- **Problem description**
Don't include pictures. Quote the lines below from the first through the line that contains "import seaborn as sns".

- **Available data**
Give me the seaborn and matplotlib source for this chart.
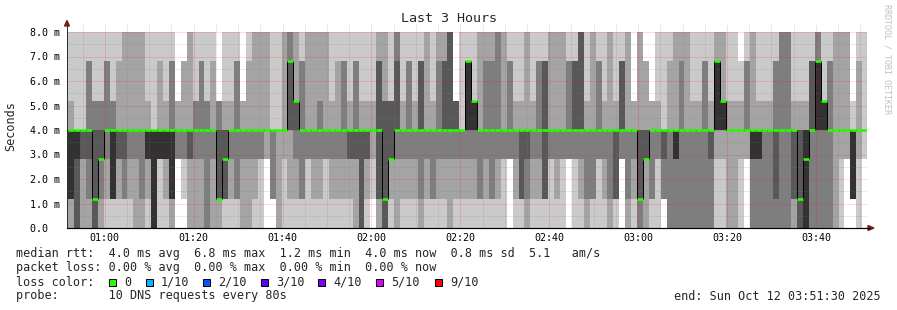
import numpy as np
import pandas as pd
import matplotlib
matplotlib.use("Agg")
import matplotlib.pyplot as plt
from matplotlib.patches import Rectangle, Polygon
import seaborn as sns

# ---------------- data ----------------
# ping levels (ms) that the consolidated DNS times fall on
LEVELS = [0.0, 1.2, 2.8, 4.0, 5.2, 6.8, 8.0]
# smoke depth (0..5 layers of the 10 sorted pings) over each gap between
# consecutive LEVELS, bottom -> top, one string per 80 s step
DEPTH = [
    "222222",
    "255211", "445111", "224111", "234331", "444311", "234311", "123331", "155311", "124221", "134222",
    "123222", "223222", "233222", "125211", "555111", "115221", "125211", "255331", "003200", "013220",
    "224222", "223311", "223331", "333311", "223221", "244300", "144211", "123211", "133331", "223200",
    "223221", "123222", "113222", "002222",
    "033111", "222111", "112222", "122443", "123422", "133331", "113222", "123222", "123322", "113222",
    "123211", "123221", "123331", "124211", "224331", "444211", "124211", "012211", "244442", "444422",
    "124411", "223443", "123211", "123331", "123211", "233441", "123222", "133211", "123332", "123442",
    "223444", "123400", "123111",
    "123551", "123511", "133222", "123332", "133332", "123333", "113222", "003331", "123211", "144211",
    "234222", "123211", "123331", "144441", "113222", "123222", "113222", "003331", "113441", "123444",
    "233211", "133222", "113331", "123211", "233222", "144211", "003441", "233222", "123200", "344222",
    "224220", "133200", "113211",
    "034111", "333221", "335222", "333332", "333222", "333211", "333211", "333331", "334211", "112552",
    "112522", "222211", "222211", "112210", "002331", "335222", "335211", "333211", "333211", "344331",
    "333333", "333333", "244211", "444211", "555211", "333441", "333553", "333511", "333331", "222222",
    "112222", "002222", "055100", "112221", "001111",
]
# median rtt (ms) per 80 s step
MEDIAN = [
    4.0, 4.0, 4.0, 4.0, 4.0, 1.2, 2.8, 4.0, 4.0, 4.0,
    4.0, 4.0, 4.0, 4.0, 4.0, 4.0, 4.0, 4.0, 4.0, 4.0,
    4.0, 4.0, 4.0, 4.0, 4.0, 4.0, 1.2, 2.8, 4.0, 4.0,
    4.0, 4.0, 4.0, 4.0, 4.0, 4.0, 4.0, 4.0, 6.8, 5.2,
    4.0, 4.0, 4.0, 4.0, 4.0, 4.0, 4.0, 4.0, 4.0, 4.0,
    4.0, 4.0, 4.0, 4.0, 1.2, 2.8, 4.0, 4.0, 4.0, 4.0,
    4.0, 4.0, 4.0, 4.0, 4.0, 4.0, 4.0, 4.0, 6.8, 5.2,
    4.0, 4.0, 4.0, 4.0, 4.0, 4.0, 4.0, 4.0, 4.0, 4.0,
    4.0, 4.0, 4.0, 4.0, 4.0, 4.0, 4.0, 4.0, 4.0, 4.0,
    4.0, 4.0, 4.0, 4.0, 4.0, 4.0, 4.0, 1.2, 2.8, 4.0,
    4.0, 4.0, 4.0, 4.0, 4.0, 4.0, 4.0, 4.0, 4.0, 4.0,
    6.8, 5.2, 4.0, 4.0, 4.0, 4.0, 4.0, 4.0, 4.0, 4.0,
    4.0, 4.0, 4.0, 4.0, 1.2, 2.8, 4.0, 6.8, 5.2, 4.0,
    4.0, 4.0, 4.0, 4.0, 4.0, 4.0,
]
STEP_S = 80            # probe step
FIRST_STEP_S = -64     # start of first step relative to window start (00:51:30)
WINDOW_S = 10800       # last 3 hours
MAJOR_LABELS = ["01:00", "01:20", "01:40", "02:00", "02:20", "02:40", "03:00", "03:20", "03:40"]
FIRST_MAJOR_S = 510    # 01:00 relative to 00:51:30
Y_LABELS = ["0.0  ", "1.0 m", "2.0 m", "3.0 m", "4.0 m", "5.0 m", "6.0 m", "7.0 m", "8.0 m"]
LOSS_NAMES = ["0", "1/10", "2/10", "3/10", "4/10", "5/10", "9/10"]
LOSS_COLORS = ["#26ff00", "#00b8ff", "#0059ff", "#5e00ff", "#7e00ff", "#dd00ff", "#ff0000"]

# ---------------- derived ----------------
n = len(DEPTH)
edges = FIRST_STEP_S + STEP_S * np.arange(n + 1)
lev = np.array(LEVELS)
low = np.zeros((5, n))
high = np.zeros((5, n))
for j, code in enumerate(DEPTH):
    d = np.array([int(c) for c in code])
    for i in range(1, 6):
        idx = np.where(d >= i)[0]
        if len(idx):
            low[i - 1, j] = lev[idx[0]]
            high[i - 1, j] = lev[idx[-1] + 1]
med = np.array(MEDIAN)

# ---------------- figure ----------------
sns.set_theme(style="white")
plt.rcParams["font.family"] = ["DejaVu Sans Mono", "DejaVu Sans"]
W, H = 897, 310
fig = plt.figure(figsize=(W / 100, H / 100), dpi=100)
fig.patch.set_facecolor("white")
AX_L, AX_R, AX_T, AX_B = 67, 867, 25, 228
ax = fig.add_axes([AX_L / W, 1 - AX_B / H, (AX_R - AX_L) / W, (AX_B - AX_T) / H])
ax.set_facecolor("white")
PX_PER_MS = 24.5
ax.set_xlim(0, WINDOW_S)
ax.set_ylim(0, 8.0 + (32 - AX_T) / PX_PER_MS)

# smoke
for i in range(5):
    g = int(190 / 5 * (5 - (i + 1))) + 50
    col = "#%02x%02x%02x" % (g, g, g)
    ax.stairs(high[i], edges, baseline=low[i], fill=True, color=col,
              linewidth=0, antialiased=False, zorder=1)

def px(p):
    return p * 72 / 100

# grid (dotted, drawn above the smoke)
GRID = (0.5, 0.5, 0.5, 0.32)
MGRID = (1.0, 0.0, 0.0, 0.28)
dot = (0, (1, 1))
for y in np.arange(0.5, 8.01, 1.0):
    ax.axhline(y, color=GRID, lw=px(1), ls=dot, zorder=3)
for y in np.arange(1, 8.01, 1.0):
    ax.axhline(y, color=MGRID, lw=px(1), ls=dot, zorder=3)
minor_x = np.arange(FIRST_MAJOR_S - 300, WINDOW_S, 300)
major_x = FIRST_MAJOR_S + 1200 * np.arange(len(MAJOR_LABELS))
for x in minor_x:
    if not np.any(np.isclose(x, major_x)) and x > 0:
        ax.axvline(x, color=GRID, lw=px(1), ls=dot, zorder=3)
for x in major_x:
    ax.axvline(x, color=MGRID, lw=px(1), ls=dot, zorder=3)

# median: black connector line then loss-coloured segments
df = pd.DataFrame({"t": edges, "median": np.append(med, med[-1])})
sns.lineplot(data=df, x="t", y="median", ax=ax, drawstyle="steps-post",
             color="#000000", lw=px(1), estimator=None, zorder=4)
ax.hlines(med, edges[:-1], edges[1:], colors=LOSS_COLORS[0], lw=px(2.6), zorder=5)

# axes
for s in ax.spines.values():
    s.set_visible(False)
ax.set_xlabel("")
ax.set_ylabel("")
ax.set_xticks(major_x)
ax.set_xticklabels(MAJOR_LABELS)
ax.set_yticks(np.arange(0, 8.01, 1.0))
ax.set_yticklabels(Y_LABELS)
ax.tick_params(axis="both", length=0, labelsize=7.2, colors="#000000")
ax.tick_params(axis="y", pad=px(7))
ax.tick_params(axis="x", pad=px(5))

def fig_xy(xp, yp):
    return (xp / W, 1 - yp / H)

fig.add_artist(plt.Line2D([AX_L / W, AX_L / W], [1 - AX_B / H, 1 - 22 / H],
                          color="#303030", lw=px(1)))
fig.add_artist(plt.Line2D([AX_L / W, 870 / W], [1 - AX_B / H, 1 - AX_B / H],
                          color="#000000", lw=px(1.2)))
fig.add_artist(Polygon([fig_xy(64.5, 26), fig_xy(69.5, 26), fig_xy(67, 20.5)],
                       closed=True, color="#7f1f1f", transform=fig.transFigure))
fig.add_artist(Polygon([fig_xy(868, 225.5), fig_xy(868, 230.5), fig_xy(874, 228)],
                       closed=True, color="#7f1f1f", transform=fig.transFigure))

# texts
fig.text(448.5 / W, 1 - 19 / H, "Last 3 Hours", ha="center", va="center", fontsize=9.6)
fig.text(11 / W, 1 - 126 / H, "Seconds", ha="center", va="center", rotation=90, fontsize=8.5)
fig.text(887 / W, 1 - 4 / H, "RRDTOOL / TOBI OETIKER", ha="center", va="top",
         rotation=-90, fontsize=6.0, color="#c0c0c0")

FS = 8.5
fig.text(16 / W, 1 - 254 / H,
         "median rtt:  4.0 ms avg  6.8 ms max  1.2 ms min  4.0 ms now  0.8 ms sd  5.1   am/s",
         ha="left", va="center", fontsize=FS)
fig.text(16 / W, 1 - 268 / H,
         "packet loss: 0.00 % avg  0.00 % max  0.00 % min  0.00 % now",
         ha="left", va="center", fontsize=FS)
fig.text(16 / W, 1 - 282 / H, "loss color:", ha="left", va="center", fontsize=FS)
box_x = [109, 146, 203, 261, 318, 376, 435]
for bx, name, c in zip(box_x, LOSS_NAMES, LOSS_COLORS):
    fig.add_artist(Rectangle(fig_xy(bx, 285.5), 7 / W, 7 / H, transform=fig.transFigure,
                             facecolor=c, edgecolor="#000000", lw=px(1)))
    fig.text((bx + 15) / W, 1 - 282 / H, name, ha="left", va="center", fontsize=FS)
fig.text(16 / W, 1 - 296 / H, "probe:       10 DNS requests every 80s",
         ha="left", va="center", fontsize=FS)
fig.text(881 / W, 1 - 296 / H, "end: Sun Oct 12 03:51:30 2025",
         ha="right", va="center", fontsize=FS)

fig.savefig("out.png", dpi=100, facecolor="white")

- **Output for this exercise**
Give me the seaborn and matplotlib source for this chart.
import numpy as np
import pandas as pd
import matplotlib
matplotlib.use("Agg")
import matplotlib.pyplot as plt
from matplotlib.patches import Rectangle, Polygon
import seaborn as sns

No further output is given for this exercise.